Bactericidal/permeability-increasing protein (BPI) is a 456-residue (~50kDa) protein that is part of the innate immune system. It belongs to family of lipid-binding serum glycoproteins.

Distribution and function
BPI was initially identified in neutrophils, but is found in other tissues including the epithelial lining of mucous membranes.
It is an endogenous antibiotic protein with potent killing activity against Gram-negative bacteria.  It binds to compounds called lipopolysaccharides produced by Gram-negative bacteria.  Lipolysaccharides are potent activators of the immune system; however, BPI at certain concentrations can prevent this activation.

BPI was discovered by Jerrold Weiss and Peter Elsbach at New York University Medical School.

rBPI21
Because lipopolysaccharides are potent inflammatory agents, and the action of antibiotics can result in the release of these compounds, the binding capacity of BPI was explored as a possible means of reducing injury.  Xoma Ltd. developed a recombinant 21kDa portion of the BPI molecule called rBPI21, NEUPREX, or opebecan.  In a trial, it was found to decrease the mortality of Gram-negative bacterial-induced sepsis.  Studies suggest that its binding activity is not the means by which it mediates its protective effect.  Studies show biological effects with Gram-positive bacteria and even in infection by the protozoan, Toxoplasma gondii.

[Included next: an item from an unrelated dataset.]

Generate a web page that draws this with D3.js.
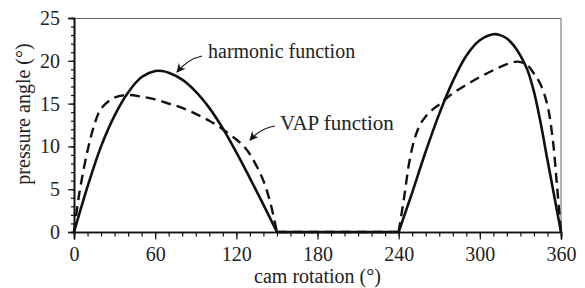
<!DOCTYPE html>
<html>
<head>
<meta charset="utf-8">
<script src="https://cdn.jsdelivr.net/npm/d3@7"></script>
<style>
  body { margin: 0; background: #fff; }
  svg text { font-family: 'Liberation Serif', 'Times New Roman', serif; fill: #222; }
</style>
</head>
<body>
<svg id="chart" width="585" height="288"></svg>
<script>
// cam rotation (deg) and pressure angle (deg)
const harmonicX = [0, 5, 10, 20, 30, 40, 50, 60, 65, 70, 80, 90, 100, 110, 120, 130, 140, 150,
  240, 245, 250, 260, 270, 280, 290, 300, 310, 315, 320, 325, 330, 335, 340, 345, 350, 355, 360];
const harmonicY = [0, 2.7, 5.3, 10, 13.6, 16.3, 18.1, 18.8, 18.8, 18.6, 17.8, 16.4, 14.5, 12.1, 9.3, 6.3, 3.2, 0,
  0, 2.3, 4.6, 9.4, 13.8, 17.6, 20.6, 22.4, 23.1, 23, 22.6, 21.8, 20.6, 19, 16.4, 12.7, 8.4, 4.2, 0];

const vapX = [0, 2.5, 5, 10, 15, 20, 30, 40, 50, 60, 70, 80, 90, 100, 110, 120, 125, 130, 135, 140, 145, 150,
  240, 244, 248, 252, 256, 260, 265, 270, 280, 290, 300, 310, 320, 328, 335, 340, 345, 350, 354, 357, 360];
const vapY = [0, 3, 5.5, 9.5, 12.5, 14.4, 15.7, 16, 15.8, 15.5, 15, 14.5, 13.8, 13, 12, 10.8, 10.1, 9.1, 7.7, 6, 3.5, 0,
  0, 4, 8.3, 11, 12.6, 13.5, 14.3, 14.9, 16.2, 17.2, 18.1, 18.9, 19.6, 19.9, 19.5, 18.5, 17.2, 14.8, 10.7, 5.5, 0];

const xTicks = [0, 60, 120, 180, 240, 300, 360];
const yTicks = [0, 5, 10, 15, 20, 25];

const margin = { top: 18, right: 24, bottom: 56, left: 74 };
const W = 585, H = 288;
const w = W - margin.left - margin.right;
const h = H - margin.top - margin.bottom;

const svg = d3.select('#chart');
const g = svg.append('g').attr('transform', `translate(${margin.left},${margin.top})`);

const x = d3.scaleLinear().domain([0, 360]).range([0, w]);
const y = d3.scaleLinear().domain([0, 25]).range([h, 0]);

// frame (top and right)
g.append('path')
  .attr('d', `M0,0.5H${w}V${h}`)
  .attr('fill', 'none')
  .attr('stroke', '#666')
  .attr('stroke-width', 1);

// minor ticks
const xAxisMinor = d3.axisBottom(x).tickValues(d3.range(0, 361, 10)).tickSize(4.5).tickFormat('');
const yAxisMinor = d3.axisLeft(y).tickValues(d3.range(0, 26, 1)).tickSize(3).tickFormat('');
g.append('g').attr('transform', `translate(0,${h})`).call(xAxisMinor);
g.append('g').call(yAxisMinor);

// major ticks with labels
const xAxis = d3.axisBottom(x).tickValues(xTicks).tickSize(7.5).tickPadding(7);
const yAxis = d3.axisLeft(y).tickValues(yTicks).tickSize(6).tickPadding(8);
g.append('g').attr('transform', `translate(0,${h})`).call(xAxis);
g.append('g').call(yAxis);

g.selectAll('g').attr('font-family', null);
g.selectAll('.domain').attr('stroke', '#111').attr('stroke-width', 1.6);
g.selectAll('.tick line').attr('stroke', '#111').attr('stroke-width', 1.2);
g.selectAll('.tick text')
  .style('font-size', '20px')
  .attr('fill', '#222');

// curves, one piece per segment so the joins stay sharp
const toPts = (xs, ys) => xs.map((d, i) => [d, ys[i]]);
const pieces = pts => [
  pts.filter(d => d[0] <= 150),
  pts.filter(d => d[0] >= 150 && d[0] <= 240),
  pts.filter(d => d[0] >= 240)
];
const line = d3.line()
  .x(d => x(d[0]))
  .y(d => y(d[1]))
  .curve(d3.curveCatmullRom.alpha(0.5));
const joined = pts => pieces(pts).map(p => line(p)).join('');

g.append('path')
  .attr('d', joined(toPts(vapX, vapY)))
  .attr('fill', 'none')
  .attr('stroke', '#111')
  .attr('stroke-width', 2.4)
  .attr('stroke-dasharray', '10,6');

g.append('path')
  .attr('d', joined(toPts(harmonicX, harmonicY)))
  .attr('fill', 'none')
  .attr('stroke', '#111')
  .attr('stroke-width', 2.6)
  .attr('stroke-linejoin', 'round');

// annotations
const defs = svg.append('defs');
defs.append('marker')
  .attr('id', 'head')
  .attr('viewBox', '0 0 10 10')
  .attr('refX', 9).attr('refY', 5)
  .attr('markerWidth', 9).attr('markerHeight', 9)
  .attr('markerUnits', 'userSpaceOnUse')
  .attr('orient', 'auto')
  .append('path')
  .attr('d', 'M0,0L10,5L0,10L3,5Z')
  .attr('fill', '#111');

svg.append('path')
  .attr('d', 'M202,56 Q188,59 177,72')
  .attr('fill', 'none').attr('stroke', '#111').attr('stroke-width', 1.2)
  .attr('marker-end', 'url(#head)');
svg.append('path')
  .attr('d', 'M275,126 Q261,128 250,140')
  .attr('fill', 'none').attr('stroke', '#111').attr('stroke-width', 1.2)
  .attr('marker-end', 'url(#head)');

svg.append('text').attr('x', 208).attr('y', 58)
  .style('font-size', '20px').text('harmonic function');
svg.append('text').attr('x', 280).attr('y', 130)
  .style('font-size', '21px').text('VAP function');

// axis titles
svg.append('text')
  .attr('x', margin.left + w / 2).attr('y', 283)
  .attr('text-anchor', 'middle')
  .style('font-size', '20px')
  .text('cam rotation (°)');
svg.append('text')
  .attr('transform', 'translate(30,114) rotate(-90)')
  .attr('text-anchor', 'middle')
  .style('font-size', '20px')
  .text('pressure angle (°)');
</script>
</body>
</html>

The N-terminal portion of murine BPI (199 amino acids) genetically fused to Halobacterium sp. NRC-1 GvpC protein was bound to the surface of gas vesicle nanoparticles (GVNPs) and tested for protective activity using a murine model of endotoxic shock. Depending on the time of delivery and exposure to lethal concentrations of lipopolysaccharide (LPS) and D-galactosamine, the treatment resulted in increased survival and reduced symptoms of inflammation, including inflammatory anemia, recruitment of neutrophils, liver apoptosis as well as increased pro-inflammatory serum cytokine levels. When administered via footpad and before LPS exposure, there was 100% survival of the experimental cohort.